I'm not invoking the 1880s as a prediction of what will occur in the 2020s. Rather, it fascinates me because it reveals how old these payments dilemmas are. The same tensions between public and private payments were present then as they are now. And it's also interesting to see how economists have always been engaged in questions of financial inclusion. Not just Fawcett but Jevons too, who we know primarily for his work on monetary theory.
And over a hundred years later, Edward Prescott delved into the topic, too. In a 1999 paper (which mentions the Cheque Bank), Prescott discusses the idea of opening up an inexpensive type of bank account called an Electronic Transfer Account (ETA) so that all Americans, particularly the unbanked, might receive Federal benefit payments digitally. (Prescott was skeptical that ETAs might work out. The program, introduced in 1999, was discontinued in 2018 and has been replaced with a prepaid debit card program.)

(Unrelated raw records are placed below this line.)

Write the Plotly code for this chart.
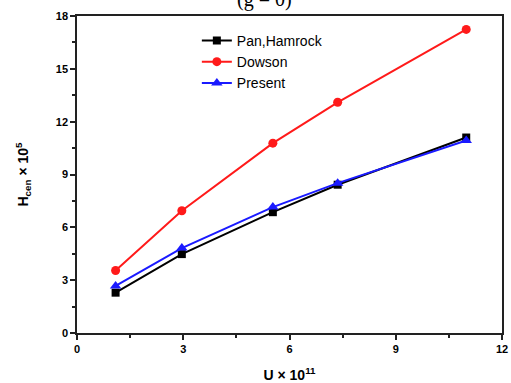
import plotly.graph_objects as go

x_vals = [1.09, 2.96, 5.53, 7.36, 10.99]
pan_hamrock = [2.29, 4.48, 6.86, 8.42, 11.1]
dowson = [3.55, 6.94, 10.78, 13.1, 17.24]
present = [2.67, 4.82, 7.15, 8.51, 10.93]

series = [
    ("Pan,Hamrock", pan_hamrock, "#000000", "square", 8),
    ("Dowson", dowson, "#ff1a1a", "circle", 9),
    ("Present", present, "#1a1aff", "triangle-up", 10),
]

fig = go.Figure()
for name, ys, color, sym, size in series:
    fig.add_trace(go.Scatter(
        x=x_vals, y=ys, name=name, mode="lines+markers",
        line=dict(color=color, width=2),
        marker=dict(symbol=sym, size=size, color=color),
    ))

axis_common = dict(
    showgrid=False, zeroline=False, showline=True, linecolor="#222222",
    linewidth=1.5, mirror=True, ticks="outside", ticklen=5, tickwidth=1.5,
    tickcolor="#222222", automargin=False,
    tickfont=dict(family="Liberation Sans, Arial", size=11, color="black", weight="bold"),
    minor=dict(ticks="outside", ticklen=3, tickwidth=1.5, tickcolor="#222222", dtick=1.5),
)

fig.update_xaxes(range=[0, 12], dtick=3, tick0=0,
                 title=dict(text="U × 10<sup>11</sup>", standoff=16,
                            font=dict(family="Liberation Sans, Arial", size=14, color="black", weight="bold")),
                 **axis_common)
fig.update_yaxes(range=[0, 18], dtick=3, tick0=0,
                 title=dict(text="H<sub>cen</sub> × 10<sup>5</sup>", standoff=24,
                            font=dict(family="Liberation Sans, Arial", size=14, color="black", weight="bold")),
                 **axis_common)

fig.add_annotation(text="(g = 0)", xref="paper", yref="paper", x=0.44, y=1.0,
                   yanchor="bottom", yshift=3, showarrow=False,
                   font=dict(family="Liberation Serif", size=20, color="black"))

fig.update_layout(
    width=511, height=383,
    margin=dict(l=77, r=9, t=16, b=50),
    paper_bgcolor="white", plot_bgcolor="white",
    showlegend=True,
    legend=dict(x=0.282, y=0.972, xanchor="left", yanchor="top",
                bgcolor="rgba(0,0,0,0)", borderwidth=0,
                font=dict(family="Liberation Sans, Arial", size=14, color="black"),
                tracegroupgap=0, itemwidth=30),
)

fig.write_html("out.html")
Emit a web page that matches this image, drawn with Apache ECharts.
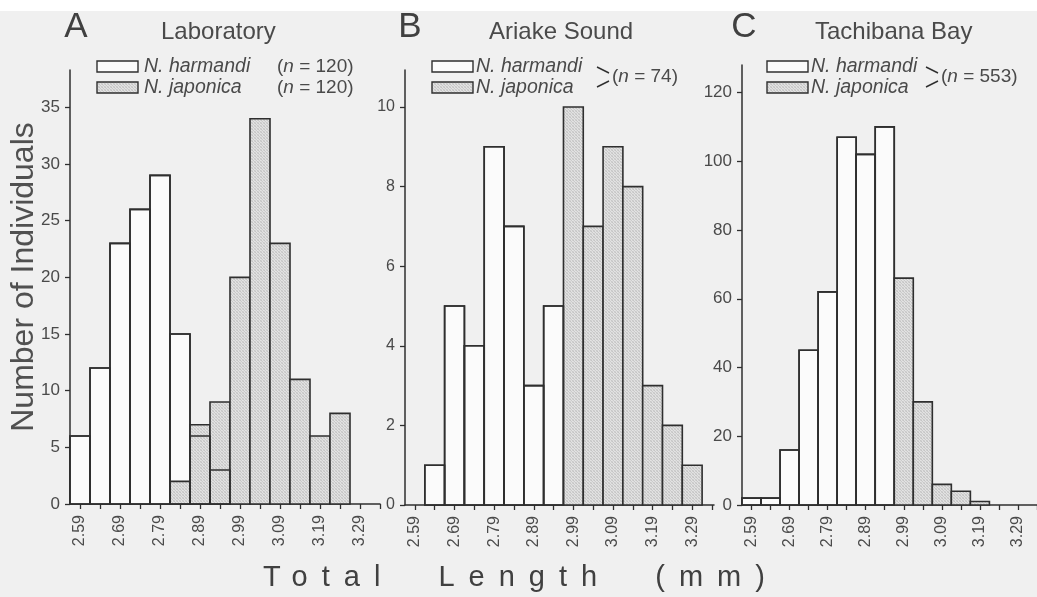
<!DOCTYPE html>
<html>
<head>
<meta charset="utf-8">
<script src="https://cdn.jsdelivr.net/npm/echarts@6/dist/echarts.min.js"></script>
<style>
html,body{margin:0;padding:0;background:#f0f0f0;}
#c{width:1037px;height:597px;}
</style>
</head>
<body>
<div id="c"></div>
<script>
// ---------------- data ----------------
const binCenters = [2.59, 2.64, 2.69, 2.74, 2.79, 2.84, 2.89, 2.94, 2.99, 3.04, 3.09, 3.14, 3.19, 3.24, 3.29];
const tickValues = [2.59, 2.64, 2.69, 2.74, 2.79, 2.84, 2.89, 2.94, 2.99, 3.04, 3.09, 3.14, 3.19, 3.24, 3.29, 3.34];
const tickLabels = [2.59, 2.69, 2.79, 2.89, 2.99, 3.09, 3.19, 3.29];

const labHarmandi = [6, 12, 23, 26, 29, 15, 6, 3, 0, 0, 0, 0, 0, 0, 0];
const labJaponica = [0, 0, 0, 0, 0, 2, 7, 9, 20, 34, 23, 11, 6, 8, 0];
const ariHarmandi = [0, 1, 5, 4, 9, 7, 3, 5, 0, 0, 0, 0, 0, 0, 0];
const ariJaponica = [0, 0, 0, 0, 0, 0, 0, 0, 10, 7, 9, 8, 3, 2, 1];
const tacHarmandi = [2, 2, 16, 45, 62, 107, 102, 110, 0, 0, 0, 0, 0, 0, 0];
const tacJaponica = [0, 0, 0, 0, 0, 0, 0, 0, 66, 30, 6, 4, 1, 0, 0];

const yTicksA = [0, 5, 10, 15, 20, 25, 30, 35];
const yTicksB = [0, 2, 4, 6, 8, 10];
const yTicksC = [0, 20, 40, 60, 80, 100, 120];

const panelLetters = ['A', 'B', 'C'];
const panelTitles = ['Laboratory', 'Ariake Sound', 'Tachibana Bay'];
const speciesNames = ['N. harmandi', 'N. japonica'];
const labN = [120, 120];
const ariN = 74;
const tacN = 553;
const yTitle = 'Number of Individuals';
const xTitle = 'Total  Length  (mm)';
const BIN = 0.05;

// -------------- letter spacing for the x title --------------
(function () {
  const orig = CanvasRenderingContext2D.prototype.fillText;
  CanvasRenderingContext2D.prototype.fillText = function (t) {
    if (t === xTitle && 'letterSpacing' in this) {
      const prev = this.letterSpacing;
      this.letterSpacing = '14px';
      const r = orig.apply(this, arguments);
      this.letterSpacing = prev;
      return r;
    }
    return orig.apply(this, arguments);
  };
})();

// -------------- styles --------------
const FONT = "'Liberation Sans', Arial, Helvetica, sans-serif";
const INK = '#2f2f2f';
const TXT = '#4a4a4a';
const WHITE_FILL = '#fbfbfb';

function makeStipple() {
  const c = document.createElement('canvas');
  c.width = 3; c.height = 3;
  const g = c.getContext('2d');
  const cols = [['#c4c4c4', '#e2e2e2', '#d2d2d2'], ['#dedede', '#cacaca', '#e4e4e4'], ['#d4d4d4', '#e0e0e0', '#c8c8c8']];
  for (let i = 0; i < 3; i++) for (let j = 0; j < 3; j++) { g.fillStyle = cols[i][j]; g.fillRect(j, i, 1, 1); }
  return { image: c, repeat: 'repeat' };
}
const STIPPLE = makeStipple();

function toPairs(vals) { return binCenters.map((x, i) => [x, vals[i]]); }

function makeRender(fill, stroke) {
  return function (params, api) {
    const x = api.value(0), y = api.value(1);
    if (!y) return null;
    const tl = api.coord([x - BIN / 2, y]);
    const br = api.coord([x + BIN / 2, 0]);
    return {
      type: 'rect',
      shape: { x: tl[0], y: tl[1], width: br[0] - tl[0], height: br[1] - tl[1] },
      style: { fill: fill, stroke: stroke, lineWidth: 1.6 }
    };
  };
}

function xAxisFor(idx, max) {
  return {
    type: 'value', gridIndex: idx, min: 2.565, max: max,
    axisLine: { show: true, onZero: false, lineStyle: { color: INK, width: 1.5 } },
    axisTick: { show: true, customValues: tickValues, length: 5, inside: false, lineStyle: { color: INK, width: 1.3 } },
    axisLabel: {
      customValues: tickLabels, rotate: 90, margin: 11, fontSize: 16, fontFamily: FONT, color: TXT,
      formatter: v => Number(v).toFixed(2)
    },
    splitLine: { show: false }
  };
}
function yAxisFor(idx, max, ticks, fs) {
  return {
    type: 'value', gridIndex: idx, min: 0, max: max,
    axisLine: { show: true, lineStyle: { color: INK, width: 1.5 } },
    axisTick: { show: true, customValues: ticks, length: 5, lineStyle: { color: INK, width: 1.3 } },
    axisLabel: { customValues: ticks, margin: 10, fontSize: fs, fontFamily: FONT, color: TXT },
    splitLine: { show: false }
  };
}
function seriesFor(idx, harm, jap) {
  return [
    { type: 'custom', xAxisIndex: idx, yAxisIndex: idx, z: 2, data: toPairs(harm), renderItem: makeRender(WHITE_FILL, INK), silent: true },
    { type: 'custom', xAxisIndex: idx, yAxisIndex: idx, z: 3, data: toPairs(jap), renderItem: makeRender(STIPPLE, INK), silent: true },
    { type: 'custom', xAxisIndex: idx, yAxisIndex: idx, z: 4, data: toPairs(harm), renderItem: makeRender('none', INK), silent: true }
  ];
}

// -------------- graphic (titles / legends) --------------
function txt(text, x, y, size, opts) {
  opts = opts || {};
  return {
    type: 'text', x: x, y: y, rotation: opts.rotation || 0, z: 10,
    style: {
      text: text, fontSize: size, fontFamily: FONT, fontStyle: opts.italic ? 'italic' : 'normal',
      fill: opts.color || TXT,
      align: opts.align || 'left', textAlign: opts.align || 'left',
      verticalAlign: 'middle', textVerticalAlign: 'middle',
      rich: opts.rich
    }
  };
}
function nText(n, x, y) {
  return txt('({i|n} = ' + n + ')', x, y, 19, {
    rich: { i: { fontStyle: 'italic', fontSize: 19, fontFamily: FONT, fill: TXT } }
  });
}
function box(x, y, fill) {
  return { type: 'rect', z: 10, shape: { x: x, y: y, width: 41, height: 11 }, style: { fill: fill, stroke: INK, lineWidth: 1.4 } };
}
function line(x1, y1, x2, y2) {
  return { type: 'line', z: 10, shape: { x1: x1, y1: y1, x2: x2, y2: y2 }, style: { stroke: INK, lineWidth: 1.5 } };
}

const graphics = [
  { type: 'rect', z: 0, shape: { x: 0, y: 0, width: 1037, height: 11 }, style: { fill: '#ffffff' } },
  // panel letters and titles
  txt(panelLetters[0], 76, 27, 35, { align: 'center', color: '#404040' }),
  txt(panelTitles[0], 161, 32, 24),
  txt(panelLetters[1], 410, 27, 35, { align: 'center', color: '#404040' }),
  txt(panelTitles[1], 489, 32, 24),
  txt(panelLetters[2], 744, 27, 35, { align: 'center', color: '#404040' }),
  txt(panelTitles[2], 815, 32, 24),
  // legend A
  box(97, 61, WHITE_FILL), box(97, 82, STIPPLE),
  txt(speciesNames[0], 144, 67, 19.5, { italic: true }),
  txt(speciesNames[1], 144, 88, 19.5, { italic: true }),
  nText(labN[0], 277, 67), nText(labN[1], 277, 88),
  // legend B
  box(432, 61, WHITE_FILL), box(432, 82, STIPPLE),
  txt(speciesNames[0], 476, 67, 19.5, { italic: true }),
  txt(speciesNames[1], 476, 88, 19.5, { italic: true }),
  line(597, 67, 609, 73), line(597, 87, 609, 81),
  nText(ariN, 612, 77),
  // legend C
  box(767, 61, WHITE_FILL), box(767, 82, STIPPLE),
  txt(speciesNames[0], 811, 67, 19.5, { italic: true }),
  txt(speciesNames[1], 811, 88, 19.5, { italic: true }),
  line(926, 67, 938, 73), line(926, 87, 938, 81),
  nText(tacN, 941, 77),
  // axis titles
  txt(yTitle, 24, 277, 32, { align: 'center', rotation: Math.PI / 2, color: '#505050' }),
  txt(xTitle, 521, 578, 29, { align: 'center', color: '#404040' })
];

const option = {
  backgroundColor: '#f0f0f0',
  animation: false,
  grid: [
    { left: 70, top: 70, width: 310, height: 434 },
    { left: 405, top: 70, width: 309, height: 435 },
    { left: 742, top: 65, width: 310, height: 440 }
  ],
  xAxis: [xAxisFor(0, 3.34), xAxisFor(1, 3.345), xAxisFor(2, 3.34)],
  yAxis: [yAxisFor(0, 38.3, yTicksA, 17), yAxisFor(1, 10.93, yTicksB, 16), yAxisFor(2, 128, yTicksC, 17)],
  series: [].concat(
    seriesFor(0, labHarmandi, labJaponica),
    seriesFor(1, ariHarmandi, ariJaponica),
    seriesFor(2, tacHarmandi, tacJaponica)
  ),
  graphic: graphics
};

const chart = echarts.init(document.getElementById('c'), null, { renderer: 'canvas' });
chart.setOption(option);
</script>
</body>
</html>
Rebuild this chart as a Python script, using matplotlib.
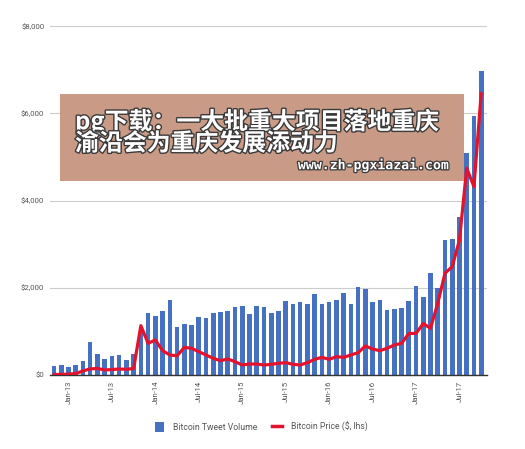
import numpy as np
import pandas as pd
import matplotlib
matplotlib.use('Agg')
import matplotlib.pyplot as plt
import matplotlib.patheffects as pe
from matplotlib.patches import Patch, Rectangle
from matplotlib.lines import Line2D

# Monthly data, Nov-12 .. Oct-17
months = pd.date_range('2012-11-01', '2017-10-01', freq='MS')

tweet_volume = [206, 229, 176, 229, 321, 764, 474, 367, 428, 451,
                344, 480, 1000, 1414, 1353, 1475, 1720, 1093, 1162, 1147,
                1323, 1300, 1414, 1453, 1475, 1567, 1590, 1391, 1590, 1567,
                1430, 1475, 1697, 1628, 1675, 1621, 1858, 1628, 1682, 1720,
                1873, 1621, 2011, 1965, 1682, 1720, 1491, 1506, 1544, 1705,
                2030, 1781, 2347, 2003, 3096, 3119, 3616, 5099, 5940, 6980]

btc_price = [12, 13, 20, 33, 93, 140, 150, 115, 125, 138,
             130, 150, 1131, 726, 803, 558, 459, 440, 634, 612,
             535, 459, 382, 329, 367, 306, 229, 252, 252, 229,
             245, 268, 283, 245, 229, 283, 359, 405, 359, 420,
             405, 459, 512, 665, 596, 558, 612, 688, 726, 950,
             956, 1180, 1070, 1644, 2332, 2485, 3096, 4740, 4319, 6460]

tick_labels = ['Jan-13', 'Jul-13', 'Jan-14', 'Jul-14', 'Jan-15', 'Jul-15',
               'Jan-16', 'Jul-16', 'Jan-17', 'Jul-17']
y_ticks = [0, 2000, 4000, 6000, 8000]
y_labels = ['$0', '$2,000', '$4,000', '$6,000', '$8,000']

bar_color = '#4670c2'
line_color = '#e3132e'
text_color = '#555555'

fig = plt.figure(figsize=(5.25, 4.49), dpi=100)
ax = fig.add_axes([0.0952, 0.1648, 0.8324, 0.7772])

x = np.arange(len(months))
ax.bar(x, tweet_volume, width=0.64, color=bar_color, zorder=2)
ax.plot(x, btc_price, color=line_color, lw=2.3, solid_joinstyle='round',
        solid_capstyle='round', zorder=3)

ax.set_xlim(-0.55, 59.8)
ax.set_ylim(0, 8000)
ax.set_yticks(y_ticks)
ax.set_yticklabels(y_labels, fontsize=5.6, color=text_color, family='Roboto')
ax.grid(axis='y', color='#cccccc', lw=0.8, zorder=0)
ax.set_axisbelow(True)

tick_pos = [list(months.strftime('%b-%y')).index(t) for t in tick_labels]
ax.set_xticks(tick_pos)
ax.set_xticklabels(tick_labels, rotation=90, fontsize=5.6, color=text_color,
                   family='Roboto')
ax.tick_params(axis='x', length=0, pad=4)
ax.tick_params(axis='y', length=0, pad=4)

for s in ['top', 'right', 'left']:
    ax.spines[s].set_visible(False)
ax.spines['bottom'].set_color('#333333')
ax.spines['bottom'].set_linewidth(1.0)

handles = [Patch(facecolor=bar_color, edgecolor='none'),
           Line2D([0], [0], color=line_color, lw=2.5)]
fig.legend(handles, ['Bitcoin Tweet Volume', 'Bitcoin Price ($, lhs)'],
           loc='center', bbox_to_anchor=(0.497, 0.049), ncol=2, frameon=False,
           prop={'family': 'Roboto', 'size': 6.2}, labelcolor=text_color,
           handlelength=1.1, handleheight=1.4, handletextpad=1.0,
           columnspacing=1.8)

# overlay banner
fig.patches.append(Rectangle((0.1143, 0.5969), 0.7695, 0.1938,
                             transform=fig.transFigure, facecolor='#c99b86',
                             edgecolor='none', zorder=10))
stroke = [pe.withStroke(linewidth=2.0, foreground='#3a3a3a')]
fig.text(0.1429, 0.706, 'pg下载：一大批重大项目落地重庆\n渝沿会为重庆发展添动力',
         fontsize=17.2, linespacing=0.86,
         family=['Noto Sans CJK SC', 'DejaVu Sans'], weight='bold',
         color='white', va='center', ha='left', zorder=11, path_effects=stroke)
fig.text(0.857, 0.631, 'www.zh-pgxiazai.com', fontsize=9.5,
         family='DejaVu Sans Mono', weight='bold', color='white',
         va='center', ha='right', zorder=11,
         path_effects=[pe.withStroke(linewidth=1.8, foreground='#3a3a3a')])

fig.savefig('out.png', dpi=100)
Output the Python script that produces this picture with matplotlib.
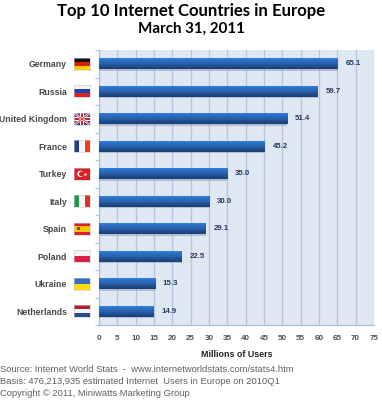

In closing, the topic of how to help the unbanked is a complicated one with many moving parts. Which is why we should explore how things played out in different times. Perhaps history can get us to see the debate in a new light.
Merry Christmas and a Happy New Year!
P.S. If you're interested in learning more about Jevons's thinking on payments, he was a big champion of the idea of creating an international coin standard. I wrote about it here. Think of it as a proto-version of the Euro. Jevons came up with a "tidy English solution" for fitting Britain into this proposed international coin union. The project never came to fruition.